I have a shelf-full from my recent trip home that I'm eager to start and finished a batch that I sent home a bit at a time with my weekend visitors. I didn't write down the titles, but a look-through-the-lists yielded these. My brief reviews, first from the mysteries:
*Ambler, Eric. A Coffin for Dimitrios: My library only had this in a large volume with Ambler's 4 best-known mysteries and I loved them all, though now I'm sad I swallowed them up together & don't have the rest to look forward to. Smart writing with lots of European pre-WWII history that was all new to me. Like the intro by Alfred Hitchcock said, one of Ambler's great features is that he uses ordinary could-be-me people as his main characters, finding themselves wrapped in international intrigue :). My most enthusiastic endorsement of the bunch.
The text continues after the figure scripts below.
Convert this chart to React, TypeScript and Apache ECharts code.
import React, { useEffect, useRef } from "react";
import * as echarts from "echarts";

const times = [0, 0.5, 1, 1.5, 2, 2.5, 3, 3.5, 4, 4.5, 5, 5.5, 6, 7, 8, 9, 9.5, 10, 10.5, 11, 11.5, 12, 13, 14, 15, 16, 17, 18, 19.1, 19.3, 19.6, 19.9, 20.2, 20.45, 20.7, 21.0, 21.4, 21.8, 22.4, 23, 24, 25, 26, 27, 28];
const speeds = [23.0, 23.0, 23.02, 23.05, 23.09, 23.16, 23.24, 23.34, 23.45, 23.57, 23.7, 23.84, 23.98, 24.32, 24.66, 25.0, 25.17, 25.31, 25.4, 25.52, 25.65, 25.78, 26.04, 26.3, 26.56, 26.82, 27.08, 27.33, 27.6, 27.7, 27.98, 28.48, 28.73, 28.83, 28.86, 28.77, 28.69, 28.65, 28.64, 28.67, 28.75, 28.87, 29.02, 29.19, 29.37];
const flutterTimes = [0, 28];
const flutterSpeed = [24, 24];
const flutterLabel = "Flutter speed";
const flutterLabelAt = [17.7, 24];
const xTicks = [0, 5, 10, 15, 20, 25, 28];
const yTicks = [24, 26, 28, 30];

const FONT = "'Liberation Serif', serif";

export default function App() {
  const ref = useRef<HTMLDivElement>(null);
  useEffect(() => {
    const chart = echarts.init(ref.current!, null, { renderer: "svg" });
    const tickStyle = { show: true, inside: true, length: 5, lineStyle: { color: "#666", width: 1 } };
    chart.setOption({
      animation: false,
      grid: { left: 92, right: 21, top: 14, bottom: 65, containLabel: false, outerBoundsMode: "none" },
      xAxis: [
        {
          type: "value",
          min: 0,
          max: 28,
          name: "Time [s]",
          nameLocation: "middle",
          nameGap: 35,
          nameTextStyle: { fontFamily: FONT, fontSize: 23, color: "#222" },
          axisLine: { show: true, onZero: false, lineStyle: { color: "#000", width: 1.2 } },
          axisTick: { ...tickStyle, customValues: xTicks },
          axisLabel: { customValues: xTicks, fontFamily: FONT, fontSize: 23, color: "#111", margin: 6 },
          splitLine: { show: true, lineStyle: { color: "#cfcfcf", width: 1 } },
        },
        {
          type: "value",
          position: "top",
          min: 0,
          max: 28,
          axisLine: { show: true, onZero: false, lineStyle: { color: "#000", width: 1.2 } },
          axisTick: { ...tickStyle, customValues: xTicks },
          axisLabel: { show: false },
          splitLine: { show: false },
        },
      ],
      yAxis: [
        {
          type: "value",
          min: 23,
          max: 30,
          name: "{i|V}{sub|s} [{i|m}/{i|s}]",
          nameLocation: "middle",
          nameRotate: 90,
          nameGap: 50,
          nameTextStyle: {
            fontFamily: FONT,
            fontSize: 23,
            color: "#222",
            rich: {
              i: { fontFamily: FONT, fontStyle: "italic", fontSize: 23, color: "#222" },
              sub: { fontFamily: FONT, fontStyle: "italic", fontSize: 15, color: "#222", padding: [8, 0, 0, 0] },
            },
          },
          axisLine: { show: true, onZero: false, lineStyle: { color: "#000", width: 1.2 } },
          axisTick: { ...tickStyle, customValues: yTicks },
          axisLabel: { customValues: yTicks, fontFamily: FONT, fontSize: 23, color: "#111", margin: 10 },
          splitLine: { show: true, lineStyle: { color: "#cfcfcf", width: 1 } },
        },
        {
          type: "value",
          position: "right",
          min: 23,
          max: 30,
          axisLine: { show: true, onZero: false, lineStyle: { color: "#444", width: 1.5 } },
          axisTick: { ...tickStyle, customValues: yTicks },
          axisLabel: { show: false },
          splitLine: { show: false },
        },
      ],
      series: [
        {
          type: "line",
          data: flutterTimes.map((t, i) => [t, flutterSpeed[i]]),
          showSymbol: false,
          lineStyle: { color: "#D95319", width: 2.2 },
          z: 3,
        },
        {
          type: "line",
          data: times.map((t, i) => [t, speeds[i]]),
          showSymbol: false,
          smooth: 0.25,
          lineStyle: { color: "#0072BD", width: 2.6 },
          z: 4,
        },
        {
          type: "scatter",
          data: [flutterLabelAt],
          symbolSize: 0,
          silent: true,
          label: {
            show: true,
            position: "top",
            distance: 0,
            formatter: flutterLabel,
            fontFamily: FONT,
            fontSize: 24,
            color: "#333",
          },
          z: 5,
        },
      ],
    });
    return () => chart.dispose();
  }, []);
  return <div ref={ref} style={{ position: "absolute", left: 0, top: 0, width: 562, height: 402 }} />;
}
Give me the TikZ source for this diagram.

*Barr, Nevada. Track of the Cat: A book that reminded me I really like older ones better. Or at least set in the past. In retrospect, it was a pretty well-structured plot, and I happily kept reading, but I guess I weary of the saucy modern woman heroine and the obligatory current details.
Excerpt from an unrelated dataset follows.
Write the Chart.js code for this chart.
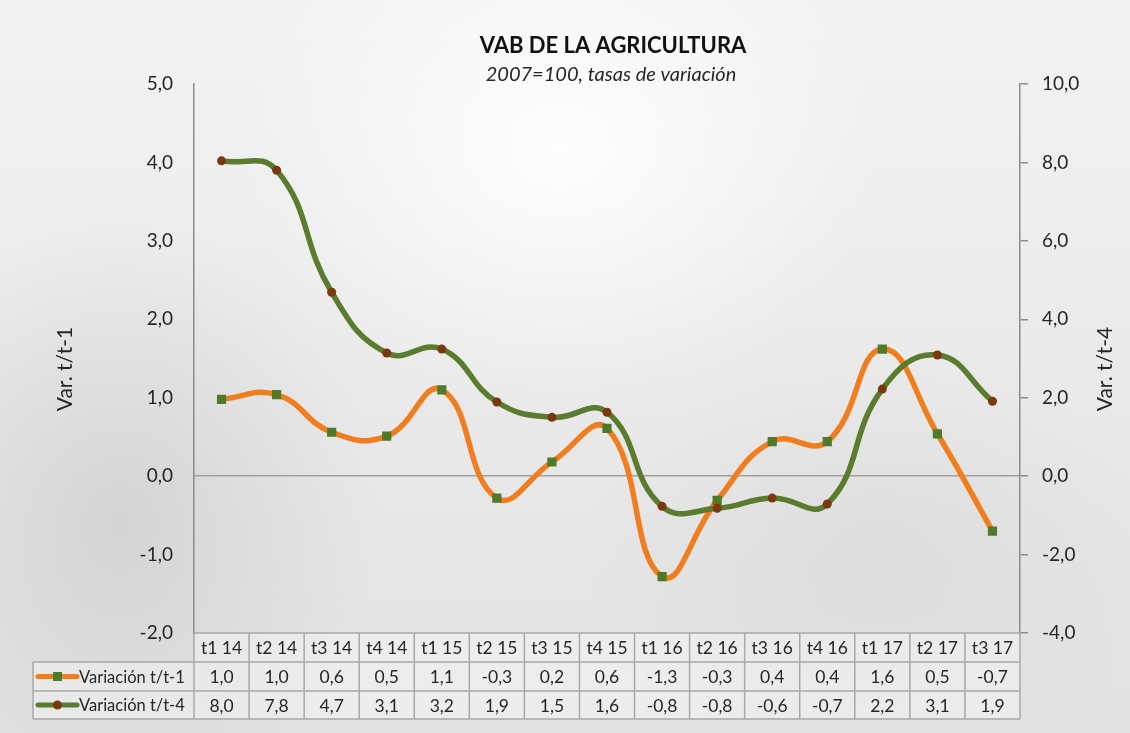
<!DOCTYPE html>
<html>
<head>
<meta charset="utf-8">
<script src="https://cdn.jsdelivr.net/npm/chart.js@4"></script>
<style>
  body { margin: 0; }
  #wrap {
    width: 1130px; height: 733px;
    background:
      radial-gradient(ellipse 320px 260px at 560px 150px, rgba(255,255,255,0.9), rgba(255,255,255,0)),
      radial-gradient(ellipse 260px 300px at 120px 520px, rgba(200,200,200,0.6), rgba(200,200,200,0)),
      radial-gradient(ellipse 300px 200px at 880px 560px, rgba(215,215,215,0.6), rgba(215,215,215,0)),
      linear-gradient(180deg, #f3f3f3 0%, #ebebeb 45%, #e2e2e2 100%);
  }
</style>
</head>
<body>
<div id="wrap"><canvas id="myChart" width="1130" height="733"></canvas></div>
<script>
var labels = ["t1 14", "t2 14", "t3 14", "t4 14", "t1 15", "t2 15", "t3 15", "t4 15",
  "t1 16", "t2 16", "t3 16", "t4 16", "t1 17", "t2 17", "t3 17"];
var varT1 = [0.98, 1.04, 0.56, 0.51, 1.1, -0.28, 0.18, 0.61, -1.28, -0.31, 0.44, 0.44, 1.62, 0.54, -0.7];
var varT4 = [8.04, 7.8, 4.69, 3.14, 3.24, 1.89, 1.5, 1.63, -0.77, -0.82, -0.56, -0.71, 2.22, 3.09, 1.91];
var leftTicks = [-2, -1, 0, 1, 2, 3, 4, 5];
var rightTicks = [-4, -2, 0, 2, 4, 6, 8, 10];

var orange = "#f07d1e";
var green = "#5b7b2f";
var sqColor = "#4e7a2a";
var dotColor = "#7a3810";
var textColor = "#262626";
var fontName = "Lato, 'Open Sans', sans-serif";

function fmt(v) {
  return v.toFixed(1).replace(".", ",");
}

// title, axis titles and the data table under the plot
var extras = {
  id: "extras",
  afterDraw: function(chart) {
    var c = chart.ctx;
    var area = chart.chartArea;
    var x = chart.scales.x;
    var cx = (area.left + area.right) / 2;
    c.save();
    c.fillStyle = "#111111";
    c.textAlign = "center";
    c.textBaseline = "middle";
    c.font = "bold 22px " + fontName;
    c.fillText("VAB DE LA AGRICULTURA", cx + 6, 46);
    c.font = "italic 20px " + fontName;
    c.fillStyle = textColor;
    c.fillText("2007=100, tasas de variación", cx + 4, 75);

    c.font = "21px " + fontName;
    c.save();
    c.translate(65, 369);
    c.rotate(-Math.PI / 2);
    c.fillText("Var. t/t-1", 0, 0);
    c.restore();
    c.save();
    c.translate(1105, 369);
    c.rotate(-Math.PI / 2);
    c.fillText("Var. t/t-4", 0, 0);
    c.restore();

    var step = (area.right - area.left) / labels.length;
    var rows = [area.bottom, 662, 691, 719];
    var legLeft = 33;
    c.fillStyle = "rgba(255,255,255,0.35)";
    c.fillRect(area.left, rows[0], area.right - area.left, rows[3] - rows[0]);
    c.fillRect(legLeft, rows[1], area.left - legLeft, rows[3] - rows[1]);
    c.strokeStyle = "#a8a8a8";
    c.lineWidth = 1.5;
    c.beginPath();
    for (var i = 0; i <= labels.length; i++) {
      var bx = area.left + i * step;
      c.moveTo(bx, rows[0]);
      c.lineTo(bx, rows[3]);
    }
    c.moveTo(legLeft, rows[1]); c.lineTo(legLeft, rows[3]);
    c.moveTo(area.left, rows[0]); c.lineTo(area.right, rows[0]);
    c.moveTo(legLeft, rows[1]); c.lineTo(area.right, rows[1]);
    c.moveTo(legLeft, rows[2]); c.lineTo(area.right, rows[2]);
    c.moveTo(legLeft, rows[3]); c.lineTo(area.right, rows[3]);
    c.stroke();

    c.fillStyle = textColor;
    c.font = "17.5px " + fontName;
    for (var j = 0; j < labels.length; j++) {
      var px = x.getPixelForValue(j);
      c.fillText(labels[j], px, (rows[0] + rows[1]) / 2 + 1);
      c.fillText(fmt(varT1[j]), px, (rows[1] + rows[2]) / 2 + 1);
      c.fillText(fmt(varT4[j]), px, (rows[2] + rows[3]) / 2 + 1);
    }

    // legend keys
    var keys = [
      { y: (rows[1] + rows[2]) / 2, line: orange, mark: sqColor, rect: true, text: "Variación t/t-1" },
      { y: (rows[2] + rows[3]) / 2, line: green, mark: dotColor, rect: false, text: "Variación t/t-4" }
    ];
    c.font = "16.5px " + fontName;
    keys.forEach(function(k) {
      c.strokeStyle = k.line;
      c.lineWidth = 5;
      c.lineCap = "round";
      c.beginPath();
      c.moveTo(38, k.y);
      c.lineTo(77, k.y);
      c.stroke();
      c.fillStyle = k.mark;
      c.beginPath();
      if (k.rect) c.rect(53, k.y - 4.5, 9, 9);
      else c.arc(57.5, k.y, 4.5, 0, Math.PI * 2);
      c.fill();
      c.fillStyle = textColor;
      c.textAlign = "left";
      c.fillText(k.text, 79, k.y + 1);
    });
    c.restore();
  }
};

var ctx = document.getElementById("myChart").getContext("2d");
var myChart = new Chart(ctx, {
  type: "line",
  data: {
    labels: labels,
    datasets: [{
      label: "Variación t/t-1",
      data: varT1,
      yAxisID: "y",
      borderColor: orange,
      borderWidth: 5.5,
      tension: 0.45,
      pointStyle: "rect",
      pointRadius: 6.5,
      pointBackgroundColor: sqColor,
      pointBorderWidth: 0,
      order: 1
    }, {
      label: "Variación t/t-4",
      data: varT4,
      yAxisID: "y1",
      borderColor: green,
      borderWidth: 5.5,
      tension: 0.45,
      pointStyle: "circle",
      pointRadius: 4.5,
      pointBackgroundColor: dotColor,
      pointBorderWidth: 0,
      order: 0
    }]
  },
  options: {
    responsive: false,
    animation: false,
    layout: { padding: { top: 84, bottom: 100, left: 0, right: 0 } },
    plugins: {
      legend: { display: false },
      tooltip: { enabled: false }
    },
    scales: {
      x: {
        display: false,
        offset: true
      },
      y: {
        position: "left",
        min: -2,
        max: 5,
        afterBuildTicks: function(s) { s.ticks = leftTicks.map(function(v) { return { value: v }; }); },
        afterFit: function(s) { s.width = 194; },
        ticks: {
          color: textColor,
          font: { family: fontName, size: 19 },
          padding: 21,
          callback: function(v) { return fmt(v); }
        },
        grid: {
          drawTicks: false,
          lineWidth: 1.5,
          color: function(c) { return c.tick && c.tick.value === 0 ? "#a0a0a0" : "rgba(0,0,0,0)"; }
        },
        border: { display: true, color: "#8c8c8c", width: 1.5 }
      },
      y1: {
        position: "right",
        min: -4,
        max: 10,
        afterBuildTicks: function(s) { s.ticks = rightTicks.map(function(v) { return { value: v }; }); },
        afterFit: function(s) { s.width = 110; },
        ticks: {
          color: textColor,
          font: { family: fontName, size: 19 },
          padding: 14,
          callback: function(v) { return fmt(v); }
        },
        grid: {
          drawOnChartArea: false,
          tickLength: 8,
          color: "#8c8c8c",
          lineWidth: 1.5
        },
        border: { display: true, color: "#8c8c8c", width: 1.5 }
      }
    }
  },
  plugins: [extras]
});
</script>
</body>
</html>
*Cain, James M.. The Postman Always Rings Twice: A sparse 20's-ish book that reminded me a lot of Catcher In the Rye, as did the Samarra book in my next list. A sort of stream-of-consciousness feel that follows an independent young male soul and sort of begins and ends mid-stream and is blessed by a couple of brilliant moments, but is ultimately unsatisfactory (to my untrained self, of course). It didn't have a really original feel to it, but I suspect that it is one of those books that has been copied and was very much an original in its day.
While I'm at it, these old favorites are on the list & I certainly think you should read them:
*Peters, Elizabeth. Crocodile on the Sandbank (I read the whole series, and that is a formidable feat)
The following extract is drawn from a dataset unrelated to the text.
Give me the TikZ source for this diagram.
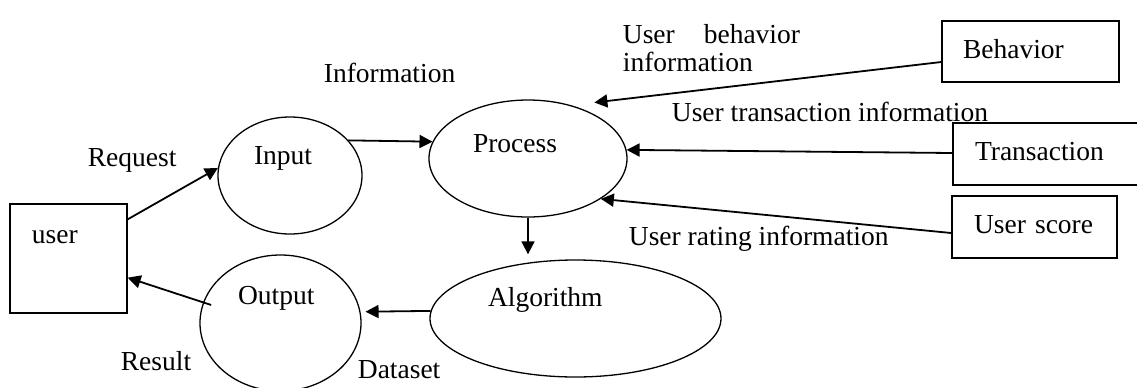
\documentclass[tikz,border=0pt]{standalone}
\usepackage{fontspec}
\setmainfont{Liberation Serif}
\usetikzlibrary{shapes.geometric,arrows.meta}

\tikzset{
  bubble/.style={ellipse, draw, line width=0.65pt, inner sep=0pt, align=left, text height=9.5pt},
  store/.style={rectangle, draw, line width=0.65pt, inner sep=0pt, align=left, text height=9.5pt},
  lbl/.style={anchor=base west, inner sep=0pt},
}

\begin{document}
\begin{tikzpicture}[x=0.5pt, y=-0.5pt, ->, >={Triangle[length=6.5pt,width=6.5pt]}, line width=0.9pt, font=\fontsize{13.75}{14}\selectfont]
   \useasboundingbox (0,0) rectangle (1137,387);
   \clip (0,0) rectangle (1137,387);

   \node [store, minimum width=58.5pt, minimum height=54.5pt, text width=36.5pt, text depth=25pt] (user) at (68.5,258.5) {user};
   \node [bubble, minimum width=72pt, minimum height=58.5pt, text width=36pt, text depth=21pt] (inp) at (290,175.5) {Input};
   \node [bubble, minimum width=99pt, minimum height=58.5pt, text width=55pt, text depth=16pt] (proc) at (528,158.5) {Process};
   \node [bubble, minimum width=145.5pt, minimum height=58.5pt, text width=87.5pt, text depth=22pt] (alg) at (575.5,318.5) {Algorithm};
   \node [bubble, minimum width=80.5pt, minimum height=68pt, text width=42.5pt, text depth=28.5pt] (out) at (280.5,323) {Output};
   \node [store, minimum width=88.5pt, minimum height=30.5pt, text width=67.5pt, text depth=3pt] (beh) at (1030.5,51.5) {Behavior};
   \node [store, minimum width=96pt, minimum height=31pt, text width=74pt, text depth=3.5pt] (trans) at (1049,154) {Transaction};
   \node [store, minimum width=82.5pt, minimum height=31pt, text width=60.5pt, text depth=3.5pt] (score) at (1034.5,227) {User score};

   \node [lbl] (req) at (87,166) {Request};
   \node [lbl] (info) at (323,82) {Information};
   \node [lbl, anchor=north west, text width=100pt, align=left] (ubeh) at (622,23.5) {User\hspace{14.5pt}behavior\\information};
   \node [lbl] (utrans) at (671,121) {User transaction information};
   \node [lbl] (urate) at (628,245) {User rating information};
   \node [lbl] (res) at (120,370) {Result};
   \node [lbl] (dset) at (357,378) {Dataset};

   \draw ([yshift=-8pt]user.north east) -- (inp.174);
   \draw (inp.31) -- (proc.170);
   \draw [shorten >=2.5pt] (proc.south) -- (proc.south |- alg.north);
   \draw [shorten >=2.5pt] (alg.177) -- (out.8);
   \draw ([xshift=4pt,yshift=-1.35pt]out.165) -- ([yshift=18pt]user.south east);
   \draw [shorten >=11.7pt] ([yshift=-5.25pt]beh.west) -- (proc.51);
   \draw ([yshift=0.5pt]trans.west) -- (proc.5);
   \draw ([yshift=-3pt]score.west) -- (proc.-29);
\end{tikzpicture}
\end{document}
*Barnard, Robert. Death by Sheer Torture (his books are not particularly memorable for me, but reliably good)
*Christie, Agatha. The Murder of Roger Ackroyd (read all of these in high school and have found, on the occasional revisit, that they're still awesome)
*Doyle, Arthur Conan. The Hound of the Baskervilles (gotta read Holmes)
*DuMaurier, Daphne. Rebecca (the first book that really blew me away, Rebecca was my "favorite book" for years)
*King, Laurie. The Beekeeper's Apprentice (though built on a potentially cheesy premise--what if Sherlock Holmes, now retired, took on a young lady as his apprentice and they fell in love?--all of the series are smart, introspective, and extremely well-written, though this, the first, is the best of the bunch)
*Lee, Harper. To Kill a Mockingbird (of course! I re-read this last summer and remembered why it's on everyone's favorite list. Marvelous characters & snapshot of 50s life)
I have a bunch more from this list waiting for me. yum!
Modern library: I've read lots on this list, and most are famous, but I was still a little surprised at how many I haven't...yet!
*HENDERSON THE RAIN KING by Saul Bellow (I enjoyed this read. Henderson is absolutely unique, and I suspect I'll be thinking of him for a long time. Lost-soul-finds-himself-in-Africa plotline that's been done a lot, but definitely differently)
*APPOINTMENT IN SAMARRA by John O'Hara (what I said about The Postman... above)
*TENDER IS THE NIGHT by F. Scott Fitzgerald (Fitzgerald's favorite novel, it was beautifully crafted, but I do agree with the critics that the hero's fall was a little too quick. Still a very elegant book.)
*THE BRIDGE OF SAN LUIS REY by Thornton Wilder (the short pearl sort of book. Lovely, and my favorite of this batch. Plus my parents are pictured in their high school yearbook kissing during their performance as the leads in Our Town, so I owe something to Wilder).
*THE POSTMAN ALWAYS RINGS TWICE by James M. Cain (above, but on both lists, so here again!)